Repeat what the lines below say, word for word, and skip every image.

■ **INFORMATION PROVIDED**:
========================

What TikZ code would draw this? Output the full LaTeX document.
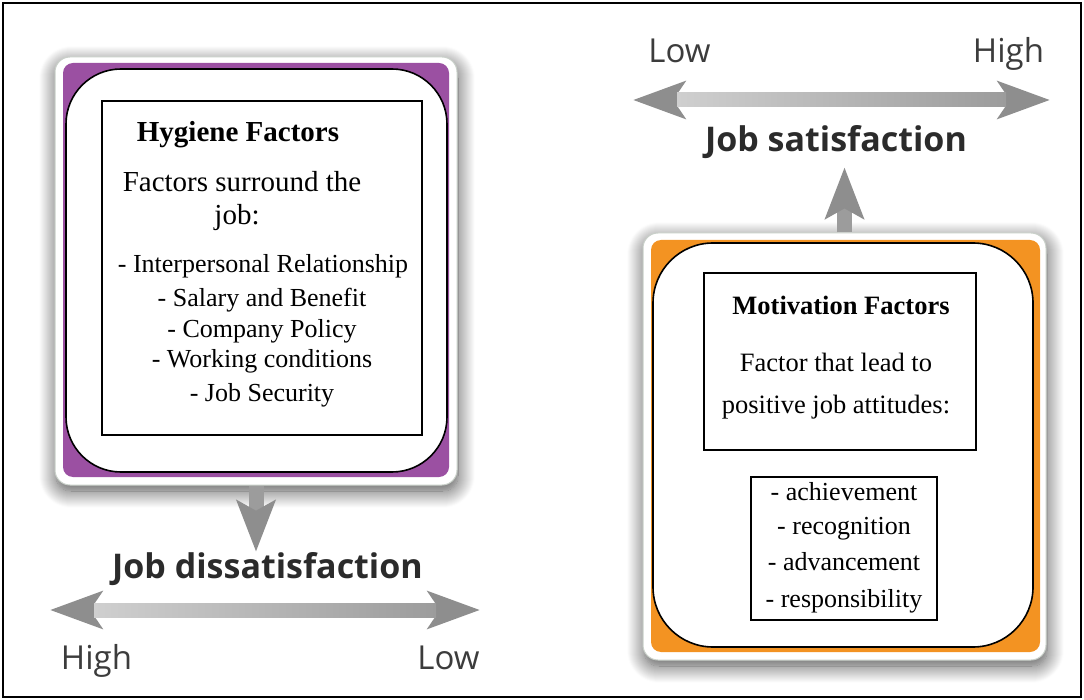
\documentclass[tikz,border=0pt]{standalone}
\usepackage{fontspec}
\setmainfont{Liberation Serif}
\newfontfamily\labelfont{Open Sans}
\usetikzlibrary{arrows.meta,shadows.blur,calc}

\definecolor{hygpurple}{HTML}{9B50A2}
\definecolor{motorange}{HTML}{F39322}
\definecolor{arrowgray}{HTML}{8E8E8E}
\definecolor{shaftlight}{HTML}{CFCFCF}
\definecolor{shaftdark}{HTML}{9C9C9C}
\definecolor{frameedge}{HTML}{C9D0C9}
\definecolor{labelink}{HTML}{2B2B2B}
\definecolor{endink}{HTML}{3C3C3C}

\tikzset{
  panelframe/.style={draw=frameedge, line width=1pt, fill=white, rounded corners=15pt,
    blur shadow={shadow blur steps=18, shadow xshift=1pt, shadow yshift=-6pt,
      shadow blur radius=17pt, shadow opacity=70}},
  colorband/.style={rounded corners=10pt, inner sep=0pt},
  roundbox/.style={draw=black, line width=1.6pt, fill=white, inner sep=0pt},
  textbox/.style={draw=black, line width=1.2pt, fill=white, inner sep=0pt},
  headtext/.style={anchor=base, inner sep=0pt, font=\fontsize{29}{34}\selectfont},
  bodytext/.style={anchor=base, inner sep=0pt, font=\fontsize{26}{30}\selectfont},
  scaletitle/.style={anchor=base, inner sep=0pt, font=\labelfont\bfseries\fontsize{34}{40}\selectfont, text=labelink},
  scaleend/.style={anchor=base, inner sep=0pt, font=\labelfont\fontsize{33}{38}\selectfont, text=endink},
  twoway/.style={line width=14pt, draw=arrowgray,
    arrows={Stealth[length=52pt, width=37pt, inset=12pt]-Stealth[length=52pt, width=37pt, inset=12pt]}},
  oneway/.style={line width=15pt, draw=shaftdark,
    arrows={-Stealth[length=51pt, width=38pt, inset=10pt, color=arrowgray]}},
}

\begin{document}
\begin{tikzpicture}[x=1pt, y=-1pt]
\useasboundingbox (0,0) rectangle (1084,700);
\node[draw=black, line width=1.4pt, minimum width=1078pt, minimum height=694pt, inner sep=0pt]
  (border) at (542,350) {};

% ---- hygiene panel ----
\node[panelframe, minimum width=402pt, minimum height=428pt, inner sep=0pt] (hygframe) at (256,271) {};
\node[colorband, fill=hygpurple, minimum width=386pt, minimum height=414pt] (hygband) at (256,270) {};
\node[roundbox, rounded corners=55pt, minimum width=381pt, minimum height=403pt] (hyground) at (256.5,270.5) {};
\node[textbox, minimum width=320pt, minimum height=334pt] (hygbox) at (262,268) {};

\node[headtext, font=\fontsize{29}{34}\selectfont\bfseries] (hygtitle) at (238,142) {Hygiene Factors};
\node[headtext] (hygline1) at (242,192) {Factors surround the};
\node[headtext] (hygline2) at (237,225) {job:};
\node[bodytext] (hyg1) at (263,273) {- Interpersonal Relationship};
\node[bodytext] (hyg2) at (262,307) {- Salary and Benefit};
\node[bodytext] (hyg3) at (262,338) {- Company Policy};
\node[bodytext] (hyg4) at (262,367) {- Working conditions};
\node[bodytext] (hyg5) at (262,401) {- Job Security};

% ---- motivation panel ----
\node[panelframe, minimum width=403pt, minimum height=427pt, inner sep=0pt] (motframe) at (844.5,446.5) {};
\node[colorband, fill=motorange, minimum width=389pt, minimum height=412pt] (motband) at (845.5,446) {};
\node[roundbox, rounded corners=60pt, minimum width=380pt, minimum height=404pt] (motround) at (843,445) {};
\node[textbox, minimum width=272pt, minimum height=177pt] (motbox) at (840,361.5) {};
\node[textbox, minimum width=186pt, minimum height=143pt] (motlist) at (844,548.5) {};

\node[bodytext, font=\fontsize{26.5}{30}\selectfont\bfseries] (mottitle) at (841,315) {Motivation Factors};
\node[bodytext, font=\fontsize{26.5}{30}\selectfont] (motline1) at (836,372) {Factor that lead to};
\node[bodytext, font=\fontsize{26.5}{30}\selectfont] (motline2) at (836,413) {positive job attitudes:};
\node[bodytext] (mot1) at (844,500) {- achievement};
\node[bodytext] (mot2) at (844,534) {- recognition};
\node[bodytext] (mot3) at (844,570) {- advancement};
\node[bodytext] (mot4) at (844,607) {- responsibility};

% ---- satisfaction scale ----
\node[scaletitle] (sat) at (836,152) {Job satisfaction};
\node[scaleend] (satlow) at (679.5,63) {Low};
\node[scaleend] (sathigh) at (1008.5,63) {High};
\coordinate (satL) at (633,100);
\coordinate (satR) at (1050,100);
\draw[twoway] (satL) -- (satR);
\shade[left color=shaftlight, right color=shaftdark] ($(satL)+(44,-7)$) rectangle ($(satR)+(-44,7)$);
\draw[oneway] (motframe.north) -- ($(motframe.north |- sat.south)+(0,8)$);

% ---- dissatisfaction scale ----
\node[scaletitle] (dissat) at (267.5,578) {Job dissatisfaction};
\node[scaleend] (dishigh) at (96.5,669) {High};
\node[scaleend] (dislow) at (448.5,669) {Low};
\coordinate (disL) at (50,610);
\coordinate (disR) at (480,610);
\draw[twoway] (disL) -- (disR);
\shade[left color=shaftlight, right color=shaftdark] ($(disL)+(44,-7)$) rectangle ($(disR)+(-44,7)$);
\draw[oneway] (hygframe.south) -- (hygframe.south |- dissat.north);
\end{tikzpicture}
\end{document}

========================

■ **SOLUTION TO THIS EXERCISE**:
What TikZ code would draw this? Output the full LaTeX document.
\documentclass[tikz,border=0pt]{standalone}
\usepackage{fontspec}
\setmainfont{Liberation Serif}
\newfontfamily\labelfont{Open Sans}
\usetikzlibrary{arrows.meta,shadows.blur,calc}

\definecolor{hygpurple}{HTML}{9B50A2}
\definecolor{motorange}{HTML}{F39322}
\definecolor{arrowgray}{HTML}{8E8E8E}
\definecolor{shaftlight}{HTML}{CFCFCF}
\definecolor{shaftdark}{HTML}{9C9C9C}
\definecolor{frameedge}{HTML}{C9D0C9}
\definecolor{labelink}{HTML}{2B2B2B}
\definecolor{endink}{HTML}{3C3C3C}

\tikzset{
  panelframe/.style={draw=frameedge, line width=1pt, fill=white, rounded corners=15pt,
    blur shadow={shadow blur steps=18, shadow xshift=1pt, shadow yshift=-6pt,
      shadow blur radius=17pt, shadow opacity=70}},
  colorband/.style={rounded corners=10pt, inner sep=0pt},
  roundbox/.style={draw=black, line width=1.6pt, fill=white, inner sep=0pt},
  textbox/.style={draw=black, line width=1.2pt, fill=white, inner sep=0pt},
  headtext/.style={anchor=base, inner sep=0pt, font=\fontsize{29}{34}\selectfont},
  bodytext/.style={anchor=base, inner sep=0pt, font=\fontsize{26}{30}\selectfont},
  scaletitle/.style={anchor=base, inner sep=0pt, font=\labelfont\bfseries\fontsize{34}{40}\selectfont, text=labelink},
  scaleend/.style={anchor=base, inner sep=0pt, font=\labelfont\fontsize{33}{38}\selectfont, text=endink},
  twoway/.style={line width=14pt, draw=arrowgray,
    arrows={Stealth[length=52pt, width=37pt, inset=12pt]-Stealth[length=52pt, width=37pt, inset=12pt]}},
  oneway/.style={line width=15pt, draw=shaftdark,
    arrows={-Stealth[length=51pt, width=38pt, inset=10pt, color=arrowgray]}},
}

\begin{document}
\begin{tikzpicture}[x=1pt, y=-1pt]
\useasboundingbox (0,0) rectangle (1084,700);
\node[draw=black, line width=1.4pt, minimum width=1078pt, minimum height=694pt, inner sep=0pt]
  (border) at (542,350) {};

% ---- hygiene panel ----
\node[panelframe, minimum width=402pt, minimum height=428pt, inner sep=0pt] (hygframe) at (256,271) {};
\node[colorband, fill=hygpurple, minimum width=386pt, minimum height=414pt] (hygband) at (256,270) {};
\node[roundbox, rounded corners=55pt, minimum width=381pt, minimum height=403pt] (hyground) at (256.5,270.5) {};
\node[textbox, minimum width=320pt, minimum height=334pt] (hygbox) at (262,268) {};

\node[headtext, font=\fontsize{29}{34}\selectfont\bfseries] (hygtitle) at (238,142) {Hygiene Factors};
\node[headtext] (hygline1) at (242,192) {Factors surround the};
\node[headtext] (hygline2) at (237,225) {job:};
\node[bodytext] (hyg1) at (263,273) {- Interpersonal Relationship};
\node[bodytext] (hyg2) at (262,307) {- Salary and Benefit};
\node[bodytext] (hyg3) at (262,338) {- Company Policy};
\node[bodytext] (hyg4) at (262,367) {- Working conditions};
\node[bodytext] (hyg5) at (262,401) {- Job Security};

% ---- motivation panel ----
\node[panelframe, minimum width=403pt, minimum height=427pt, inner sep=0pt] (motframe) at (844.5,446.5) {};
\node[colorband, fill=motorange, minimum width=389pt, minimum height=412pt] (motband) at (845.5,446) {};
\node[roundbox, rounded corners=60pt, minimum width=380pt, minimum height=404pt] (motround) at (843,445) {};
\node[textbox, minimum width=272pt, minimum height=177pt] (motbox) at (840,361.5) {};
\node[textbox, minimum width=186pt, minimum height=143pt] (motlist) at (844,548.5) {};

\node[bodytext, font=\fontsize{26.5}{30}\selectfont\bfseries] (mottitle) at (841,315) {Motivation Factors};
\node[bodytext, font=\fontsize{26.5}{30}\selectfont] (motline1) at (836,372) {Factor that lead to};
\node[bodytext, font=\fontsize{26.5}{30}\selectfont] (motline2) at (836,413) {positive job attitudes:};
\node[bodytext] (mot1) at (844,500) {- achievement};
\node[bodytext] (mot2) at (844,534) {- recognition};
\node[bodytext] (mot3) at (844,570) {- advancement};
\node[bodytext] (mot4) at (844,607) {- responsibility};

% ---- satisfaction scale ----
\node[scaletitle] (sat) at (836,152) {Job satisfaction};
\node[scaleend] (satlow) at (679.5,63) {Low};
\node[scaleend] (sathigh) at (1008.5,63) {High};
\coordinate (satL) at (633,100);
\coordinate (satR) at (1050,100);
\draw[twoway] (satL) -- (satR);
\shade[left color=shaftlight, right color=shaftdark] ($(satL)+(44,-7)$) rectangle ($(satR)+(-44,7)$);
\draw[oneway] (motframe.north) -- ($(motframe.north |- sat.south)+(0,8)$);

% ---- dissatisfaction scale ----
\node[scaletitle] (dissat) at (267.5,578) {Job dissatisfaction};
\node[scaleend] (dishigh) at (96.5,669) {High};
\node[scaleend] (dislow) at (448.5,669) {Low};
\coordinate (disL) at (50,610);
\coordinate (disR) at (480,610);
\draw[twoway] (disL) -- (disR);
\shade[left color=shaftlight, right color=shaftdark] ($(disL)+(44,-7)$) rectangle ($(disR)+(-44,7)$);
\draw[oneway] (hygframe.south) -- (hygframe.south |- dissat.north);
\end{tikzpicture}
\end{document}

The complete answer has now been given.